Material provided:
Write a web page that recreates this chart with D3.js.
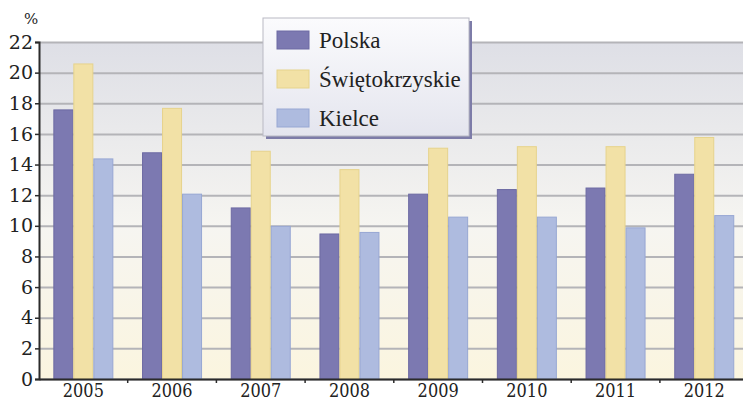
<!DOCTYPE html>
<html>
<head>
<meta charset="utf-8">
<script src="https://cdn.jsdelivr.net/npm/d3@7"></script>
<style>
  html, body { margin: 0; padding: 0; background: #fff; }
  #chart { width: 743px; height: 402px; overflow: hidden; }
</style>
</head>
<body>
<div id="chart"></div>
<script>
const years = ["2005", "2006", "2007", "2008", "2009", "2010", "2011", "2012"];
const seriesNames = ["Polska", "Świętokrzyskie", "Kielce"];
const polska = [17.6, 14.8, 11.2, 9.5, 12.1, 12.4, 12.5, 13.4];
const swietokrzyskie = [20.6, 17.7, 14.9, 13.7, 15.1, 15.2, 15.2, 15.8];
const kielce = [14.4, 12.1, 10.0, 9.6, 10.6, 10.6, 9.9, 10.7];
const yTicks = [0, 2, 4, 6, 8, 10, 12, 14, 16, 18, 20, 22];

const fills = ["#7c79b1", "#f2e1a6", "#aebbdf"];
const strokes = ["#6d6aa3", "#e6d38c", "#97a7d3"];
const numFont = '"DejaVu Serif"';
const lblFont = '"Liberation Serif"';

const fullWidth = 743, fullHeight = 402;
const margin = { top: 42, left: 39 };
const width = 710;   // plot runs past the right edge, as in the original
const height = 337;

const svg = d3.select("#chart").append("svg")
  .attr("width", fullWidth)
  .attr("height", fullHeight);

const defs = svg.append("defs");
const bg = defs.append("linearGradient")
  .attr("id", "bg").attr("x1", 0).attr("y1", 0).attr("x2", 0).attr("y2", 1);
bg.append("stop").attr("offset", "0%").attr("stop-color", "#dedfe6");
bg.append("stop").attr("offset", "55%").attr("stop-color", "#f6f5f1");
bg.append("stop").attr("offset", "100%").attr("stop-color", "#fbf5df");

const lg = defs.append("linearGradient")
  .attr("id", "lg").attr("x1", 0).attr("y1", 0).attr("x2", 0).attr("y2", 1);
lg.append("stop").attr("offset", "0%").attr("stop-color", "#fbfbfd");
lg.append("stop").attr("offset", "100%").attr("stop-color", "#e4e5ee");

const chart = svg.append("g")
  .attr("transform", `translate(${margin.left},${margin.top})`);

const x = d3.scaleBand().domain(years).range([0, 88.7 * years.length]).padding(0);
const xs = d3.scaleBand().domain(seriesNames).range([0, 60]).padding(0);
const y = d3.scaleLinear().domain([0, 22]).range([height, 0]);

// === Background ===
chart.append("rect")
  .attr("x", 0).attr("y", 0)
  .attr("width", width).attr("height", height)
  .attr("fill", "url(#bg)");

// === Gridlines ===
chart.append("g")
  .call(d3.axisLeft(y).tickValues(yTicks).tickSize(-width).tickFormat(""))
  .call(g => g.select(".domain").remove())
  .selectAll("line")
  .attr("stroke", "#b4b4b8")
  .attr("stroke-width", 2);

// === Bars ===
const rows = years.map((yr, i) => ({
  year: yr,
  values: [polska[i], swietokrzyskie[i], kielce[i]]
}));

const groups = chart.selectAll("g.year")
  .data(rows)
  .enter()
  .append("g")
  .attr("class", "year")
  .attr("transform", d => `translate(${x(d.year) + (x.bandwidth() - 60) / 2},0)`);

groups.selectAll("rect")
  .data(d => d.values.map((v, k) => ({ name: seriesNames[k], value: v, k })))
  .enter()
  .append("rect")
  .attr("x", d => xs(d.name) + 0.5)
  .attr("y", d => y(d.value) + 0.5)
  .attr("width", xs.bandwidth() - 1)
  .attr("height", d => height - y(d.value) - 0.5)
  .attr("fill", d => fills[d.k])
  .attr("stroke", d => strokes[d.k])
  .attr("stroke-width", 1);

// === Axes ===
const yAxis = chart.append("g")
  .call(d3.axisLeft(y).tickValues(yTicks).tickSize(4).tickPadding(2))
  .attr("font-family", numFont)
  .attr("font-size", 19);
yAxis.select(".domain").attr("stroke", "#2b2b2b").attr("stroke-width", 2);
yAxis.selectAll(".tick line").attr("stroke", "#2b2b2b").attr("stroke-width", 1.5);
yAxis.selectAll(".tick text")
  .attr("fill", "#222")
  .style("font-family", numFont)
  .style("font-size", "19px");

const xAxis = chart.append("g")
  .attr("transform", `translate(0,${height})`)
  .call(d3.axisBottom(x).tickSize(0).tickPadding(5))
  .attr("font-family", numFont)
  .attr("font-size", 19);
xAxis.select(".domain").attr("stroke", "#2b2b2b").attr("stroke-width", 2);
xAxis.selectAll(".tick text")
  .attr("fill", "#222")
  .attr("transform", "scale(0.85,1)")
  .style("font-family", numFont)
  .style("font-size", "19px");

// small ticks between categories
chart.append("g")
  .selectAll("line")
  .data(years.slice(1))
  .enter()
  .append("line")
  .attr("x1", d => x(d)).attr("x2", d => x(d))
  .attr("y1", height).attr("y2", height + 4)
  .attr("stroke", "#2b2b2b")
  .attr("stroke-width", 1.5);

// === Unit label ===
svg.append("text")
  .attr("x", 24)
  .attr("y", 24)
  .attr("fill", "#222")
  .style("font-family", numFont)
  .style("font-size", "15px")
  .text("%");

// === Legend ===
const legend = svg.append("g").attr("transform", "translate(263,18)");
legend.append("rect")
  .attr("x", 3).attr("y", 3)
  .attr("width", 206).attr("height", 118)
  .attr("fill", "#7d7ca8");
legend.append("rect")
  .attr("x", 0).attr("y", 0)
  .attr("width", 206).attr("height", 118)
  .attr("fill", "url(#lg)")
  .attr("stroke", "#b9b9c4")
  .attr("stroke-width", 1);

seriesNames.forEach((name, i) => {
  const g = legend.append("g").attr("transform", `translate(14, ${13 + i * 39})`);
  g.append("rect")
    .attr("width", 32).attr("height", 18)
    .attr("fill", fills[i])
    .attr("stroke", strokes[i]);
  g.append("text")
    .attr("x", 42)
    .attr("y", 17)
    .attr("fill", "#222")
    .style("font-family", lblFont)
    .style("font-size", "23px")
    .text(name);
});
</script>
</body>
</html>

Given task:
Using the material above, set down every line exactly, but skip the pictures.

Task solution:
Write a web page that recreates this chart with D3.js.
<!DOCTYPE html>
<html>
<head>
<meta charset="utf-8">
<script src="https://cdn.jsdelivr.net/npm/d3@7"></script>
<style>
  html, body { margin: 0; padding: 0; background: #fff; }
  #chart { width: 743px; height: 402px; overflow: hidden; }
</style>
</head>
<body>
<div id="chart"></div>
<script>
const years = ["2005", "2006", "2007", "2008", "2009", "2010", "2011", "2012"];
const seriesNames = ["Polska", "Świętokrzyskie", "Kielce"];
const polska = [17.6, 14.8, 11.2, 9.5, 12.1, 12.4, 12.5, 13.4];
const swietokrzyskie = [20.6, 17.7, 14.9, 13.7, 15.1, 15.2, 15.2, 15.8];
const kielce = [14.4, 12.1, 10.0, 9.6, 10.6, 10.6, 9.9, 10.7];
const yTicks = [0, 2, 4, 6, 8, 10, 12, 14, 16, 18, 20, 22];

const fills = ["#7c79b1", "#f2e1a6", "#aebbdf"];
const strokes = ["#6d6aa3", "#e6d38c", "#97a7d3"];
const numFont = '"DejaVu Serif"';
const lblFont = '"Liberation Serif"';

const fullWidth = 743, fullHeight = 402;
const margin = { top: 42, left: 39 };
const width = 710;   // plot runs past the right edge, as in the original
const height = 337;

const svg = d3.select("#chart").append("svg")
  .attr("width", fullWidth)
  .attr("height", fullHeight);

const defs = svg.append("defs");
const bg = defs.append("linearGradient")
  .attr("id", "bg").attr("x1", 0).attr("y1", 0).attr("x2", 0).attr("y2", 1);
bg.append("stop").attr("offset", "0%").attr("stop-color", "#dedfe6");
bg.append("stop").attr("offset", "55%").attr("stop-color", "#f6f5f1");
bg.append("stop").attr("offset", "100%").attr("stop-color", "#fbf5df");

const lg = defs.append("linearGradient")
  .attr("id", "lg").attr("x1", 0).attr("y1", 0).attr("x2", 0).attr("y2", 1);
lg.append("stop").attr("offset", "0%").attr("stop-color", "#fbfbfd");
lg.append("stop").attr("offset", "100%").attr("stop-color", "#e4e5ee");

const chart = svg.append("g")
  .attr("transform", `translate(${margin.left},${margin.top})`);

const x = d3.scaleBand().domain(years).range([0, 88.7 * years.length]).padding(0);
const xs = d3.scaleBand().domain(seriesNames).range([0, 60]).padding(0);
const y = d3.scaleLinear().domain([0, 22]).range([height, 0]);

// === Background ===
chart.append("rect")
  .attr("x", 0).attr("y", 0)
  .attr("width", width).attr("height", height)
  .attr("fill", "url(#bg)");

// === Gridlines ===
chart.append("g")
  .call(d3.axisLeft(y).tickValues(yTicks).tickSize(-width).tickFormat(""))
  .call(g => g.select(".domain").remove())
  .selectAll("line")
  .attr("stroke", "#b4b4b8")
  .attr("stroke-width", 2);

// === Bars ===
const rows = years.map((yr, i) => ({
  year: yr,
  values: [polska[i], swietokrzyskie[i], kielce[i]]
}));

const groups = chart.selectAll("g.year")
  .data(rows)
  .enter()
  .append("g")
  .attr("class", "year")
  .attr("transform", d => `translate(${x(d.year) + (x.bandwidth() - 60) / 2},0)`);

groups.selectAll("rect")
  .data(d => d.values.map((v, k) => ({ name: seriesNames[k], value: v, k })))
  .enter()
  .append("rect")
  .attr("x", d => xs(d.name) + 0.5)
  .attr("y", d => y(d.value) + 0.5)
  .attr("width", xs.bandwidth() - 1)
  .attr("height", d => height - y(d.value) - 0.5)
  .attr("fill", d => fills[d.k])
  .attr("stroke", d => strokes[d.k])
  .attr("stroke-width", 1);

// === Axes ===
const yAxis = chart.append("g")
  .call(d3.axisLeft(y).tickValues(yTicks).tickSize(4).tickPadding(2))
  .attr("font-family", numFont)
  .attr("font-size", 19);
yAxis.select(".domain").attr("stroke", "#2b2b2b").attr("stroke-width", 2);
yAxis.selectAll(".tick line").attr("stroke", "#2b2b2b").attr("stroke-width", 1.5);
yAxis.selectAll(".tick text")
  .attr("fill", "#222")
  .style("font-family", numFont)
  .style("font-size", "19px");

const xAxis = chart.append("g")
  .attr("transform", `translate(0,${height})`)
  .call(d3.axisBottom(x).tickSize(0).tickPadding(5))
  .attr("font-family", numFont)
  .attr("font-size", 19);
xAxis.select(".domain").attr("stroke", "#2b2b2b").attr("stroke-width", 2);
xAxis.selectAll(".tick text")
  .attr("fill", "#222")
  .attr("transform", "scale(0.85,1)")
  .style("font-family", numFont)
  .style("font-size", "19px");

// small ticks between categories
chart.append("g")
  .selectAll("line")
  .data(years.slice(1))
  .enter()
  .append("line")
  .attr("x1", d => x(d)).attr("x2", d => x(d))
  .attr("y1", height).attr("y2", height + 4)
  .attr("stroke", "#2b2b2b")
  .attr("stroke-width", 1.5);

// === Unit label ===
svg.append("text")
  .attr("x", 24)
  .attr("y", 24)
  .attr("fill", "#222")
  .style("font-family", numFont)
  .style("font-size", "15px")
  .text("%");

// === Legend ===
const legend = svg.append("g").attr("transform", "translate(263,18)");
legend.append("rect")
  .attr("x", 3).attr("y", 3)
  .attr("width", 206).attr("height", 118)
  .attr("fill", "#7d7ca8");
legend.append("rect")
  .attr("x", 0).attr("y", 0)
  .attr("width", 206).attr("height", 118)
  .attr("fill", "url(#lg)")
  .attr("stroke", "#b9b9c4")
  .attr("stroke-width", 1);

seriesNames.forEach((name, i) => {
  const g = legend.append("g").attr("transform", `translate(14, ${13 + i * 39})`);
  g.append("rect")
    .attr("width", 32).attr("height", 18)
    .attr("fill", fills[i])
    .attr("stroke", strokes[i]);
  g.append("text")
    .attr("x", 42)
    .attr("y", 17)
    .attr("fill", "#222")
    .style("font-family", lblFont)
    .style("font-size", "23px")
    .text(name);
});
</script>
</body>
</html>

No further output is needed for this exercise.